Women And Their Right To Sexual Pleasure. With moving into the 21st Century women are becoming more and more empowered in having a voice. Growing up in the 60’s we had the sexual revolution where the hippies of those days were considered immoral and lacking decent boundaries when it came to adhering to societal norms. During that period of time sexual behavior was no different than as it is today, except sexual populations are open and society is more tolerate of them hoping to normalize what the sexual revolution intended, in positive ways. What people do with their sex lives is their business as long as they are of no harm to themselves or others.
As a marriage counselor, I work with women who want to enjoy their sex life by giving them some sexual intelligence. Throughout history men’s pleasure has been prioritized, often times at the expense of women’s pleasure and even consent. With various women’s movement and the increased awareness of sex positive feminism women are asserting their own sexual pleasure. To do this women need to understand their own desires. Because of the ways in which we are taught and socialized it is difficult to ask for what we want when it comes to having an orgasm. There are different kinds of sex.

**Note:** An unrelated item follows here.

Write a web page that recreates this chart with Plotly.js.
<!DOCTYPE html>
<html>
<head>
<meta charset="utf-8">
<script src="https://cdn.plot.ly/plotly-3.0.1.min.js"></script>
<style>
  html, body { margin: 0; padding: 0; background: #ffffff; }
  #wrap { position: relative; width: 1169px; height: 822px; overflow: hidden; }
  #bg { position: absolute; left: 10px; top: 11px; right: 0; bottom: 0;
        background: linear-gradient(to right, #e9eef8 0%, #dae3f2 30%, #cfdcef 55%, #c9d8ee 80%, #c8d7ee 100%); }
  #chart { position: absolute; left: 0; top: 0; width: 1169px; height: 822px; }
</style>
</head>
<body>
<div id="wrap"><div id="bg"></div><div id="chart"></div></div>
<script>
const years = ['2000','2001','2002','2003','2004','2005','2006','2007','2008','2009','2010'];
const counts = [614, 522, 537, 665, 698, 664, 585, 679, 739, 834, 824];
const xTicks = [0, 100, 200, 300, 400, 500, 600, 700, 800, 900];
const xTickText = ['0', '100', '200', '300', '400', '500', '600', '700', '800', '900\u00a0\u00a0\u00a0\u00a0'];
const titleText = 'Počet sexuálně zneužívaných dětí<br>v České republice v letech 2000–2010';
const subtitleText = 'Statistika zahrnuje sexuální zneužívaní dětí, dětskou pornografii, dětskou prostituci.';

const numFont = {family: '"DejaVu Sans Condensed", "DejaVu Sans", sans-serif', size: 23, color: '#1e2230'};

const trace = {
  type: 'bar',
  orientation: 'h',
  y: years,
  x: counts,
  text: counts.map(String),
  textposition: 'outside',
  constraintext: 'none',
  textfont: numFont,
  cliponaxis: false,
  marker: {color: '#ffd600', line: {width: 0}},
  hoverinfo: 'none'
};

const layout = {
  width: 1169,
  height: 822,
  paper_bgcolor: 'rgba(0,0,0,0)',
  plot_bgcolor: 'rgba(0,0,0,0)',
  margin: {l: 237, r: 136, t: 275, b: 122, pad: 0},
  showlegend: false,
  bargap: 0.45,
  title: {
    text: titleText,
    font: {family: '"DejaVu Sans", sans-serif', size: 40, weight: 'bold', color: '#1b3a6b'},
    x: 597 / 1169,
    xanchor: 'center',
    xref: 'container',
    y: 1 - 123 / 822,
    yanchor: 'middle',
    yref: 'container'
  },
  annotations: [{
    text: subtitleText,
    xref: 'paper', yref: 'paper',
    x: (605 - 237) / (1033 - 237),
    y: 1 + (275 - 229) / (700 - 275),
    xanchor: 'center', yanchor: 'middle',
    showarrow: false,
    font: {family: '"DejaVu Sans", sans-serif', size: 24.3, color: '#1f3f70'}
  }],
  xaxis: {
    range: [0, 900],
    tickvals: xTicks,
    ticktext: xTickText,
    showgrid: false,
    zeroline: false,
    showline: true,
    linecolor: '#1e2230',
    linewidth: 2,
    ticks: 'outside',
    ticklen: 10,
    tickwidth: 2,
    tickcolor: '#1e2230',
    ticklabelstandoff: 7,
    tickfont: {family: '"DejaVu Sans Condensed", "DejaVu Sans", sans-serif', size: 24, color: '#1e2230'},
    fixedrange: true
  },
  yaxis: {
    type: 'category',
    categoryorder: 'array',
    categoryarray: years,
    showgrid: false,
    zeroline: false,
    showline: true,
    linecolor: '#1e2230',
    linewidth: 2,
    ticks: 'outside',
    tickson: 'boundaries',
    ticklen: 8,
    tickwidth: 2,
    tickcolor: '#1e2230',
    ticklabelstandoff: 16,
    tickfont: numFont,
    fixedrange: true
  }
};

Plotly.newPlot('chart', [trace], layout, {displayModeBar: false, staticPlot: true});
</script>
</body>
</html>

According to Planned Parenthood, the different kinds of sex include:
Vaginal sex (penis in vagina intercourse)
Oral sex (mouth to genital contact)
Anal sex (penis in butt intercourse)
Fingering or hand jobs (hand to genital contact)

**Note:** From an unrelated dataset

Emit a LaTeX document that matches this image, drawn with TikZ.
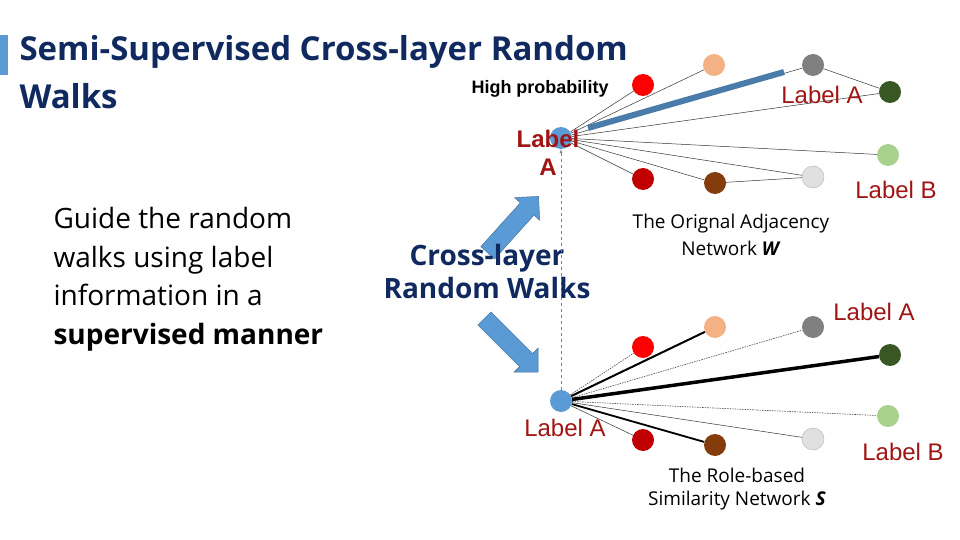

Dry humping or genital rubbing
Masturbation (touching yourself)
In determining your desires it would be good to begin your own sexual empowerment journey. Ask yourself the following questions:
- What turns you on
- What kind of pleasurable sensations do you like best
- Do you masturbate – do you know how to masturbate – are you comfortable doing so
- Have you tried masturbating while having sex with your partner
- Do you know how to ask for what you like
- Do you know what you want during sex
- Any shame about your desires
- Any shame about the noises you make
- Do you compare yourself to supermodels and become intimidated
- Do you believe you have the right to your pleasure
Depending on how you grew up sex is typically shame-based, and stems from the belief that it is dirty and sinful. When you can learn the answers to your questions and learn to let go of the shame, embarrassment, and the negative belief that you don’t have a right to your own sexual pleasure you can experience a sexual awakening. Some people never do and will never experience the pleasure that those who do talk about.